Das Wetter hält auch während des eher unspektakulären, aber musikalisch gelungenen Auftritts vom Bombay Bicycle Club. Später geht’s klassisch hanseatisch mit den Sternen weiter und anstelle der schrecklichen Bonaparte wird lieber über das weitläufige Gelände gestreift. Später feiern die Klaxons einen eher rockigen als ravigen Auftritt.

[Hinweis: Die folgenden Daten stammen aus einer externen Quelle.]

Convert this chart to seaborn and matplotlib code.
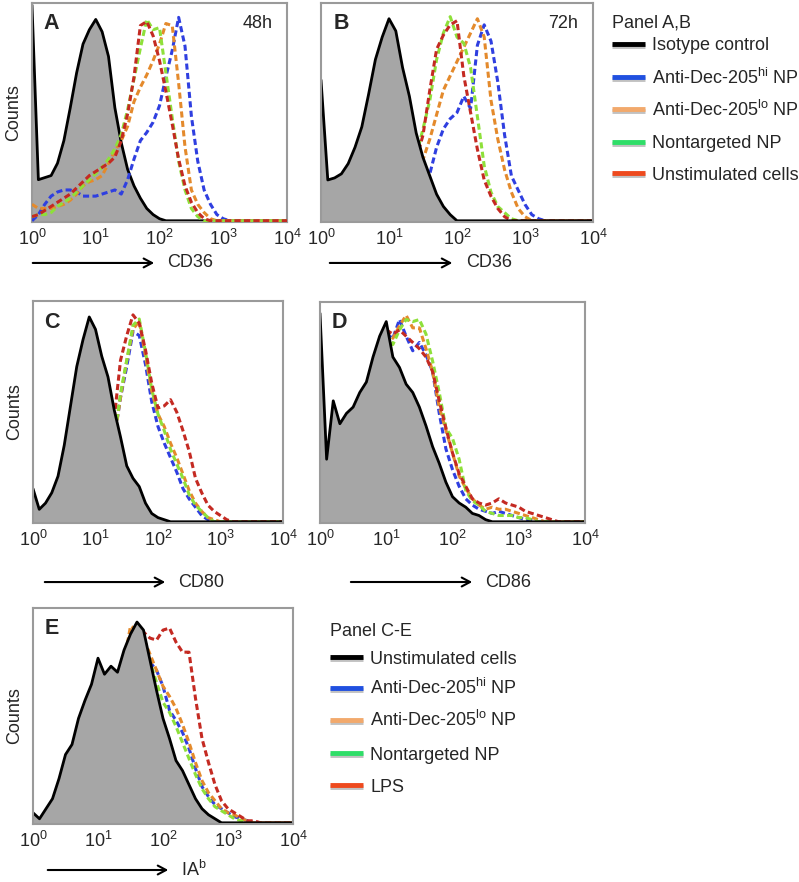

Leer ist es hier um die Uhrzeit vor der Hauptbühne, was entweder ein Hinweis auf die Popularität von Frittenbude sein könnte oder darauf, dass der Live-Auftritt der Band offenbart, was sie schon immer war: Mittelmaß. Der Nachhauseweg nimmt übrigens auf Grund eines massiven Mangels an Bussen und Taxis zur S-Bahn-Station Wilhelmsburg mehr Zeit in Anspruch als die Fahrt Southside nach Hannover – naja, fast.

Der sonntägliche Himmel sieht noch bedrohlicher aus als an den vorangegangenen Tagen. Trotzdem sind der versprochene Starkregen und die Gewitter bislang ausgeblieben. Die Hipster der Good Shoes machen den musikalischen Indie-Anfang. Aus irgendeinem Grund hat die Soundqualität im Vergleich zu den letzten beiden Tagen auf der Hauptbühne massiv abgenommen. Es ist laut, und zwar wirklich unerträglich laut. Drüben auf der zweiten Bühne beehren Fanfarlo das Dockville. Hier ist der Sound besser und die Band ganz famos. Kleine, liebenswerte Melodien und ein sympathischer Sänger machen den Auftritt der Schweden zum besten des Tages. Danach gibt es bei den wiedervereinten Slime (einer St.Pauli-Punk-Institution) einen politischen Kracher nach dem anderen auf die Ohren: Baader, Meinhof hingerichtet im Stammheimer KZ. Polizei SA-SS, immer hilfsbereit und immer nett. Ratlose Gesichter bei den Indie-Kiddies.

Also schnell rüber zu den Drums, die sich einmal mehr in Ian-Curtis-Posen und überzogenem Gesang verlieren. Das kann man furchtbar, albern und inszeniert finden – oder sich einfach gut amüsieren. Voll ist es hier auf jeden Fall. Später, zu Jan Delay, schlägt der Regen dann doch noch zu. Land unter. Die Massen flüchten nach Hause, Mama und Papa sammeln ihre Kids ein. Wie gut, dass auf die meisten nur ein paar Autominuten entfernt ein warmes Bett wartet. Festival light eben.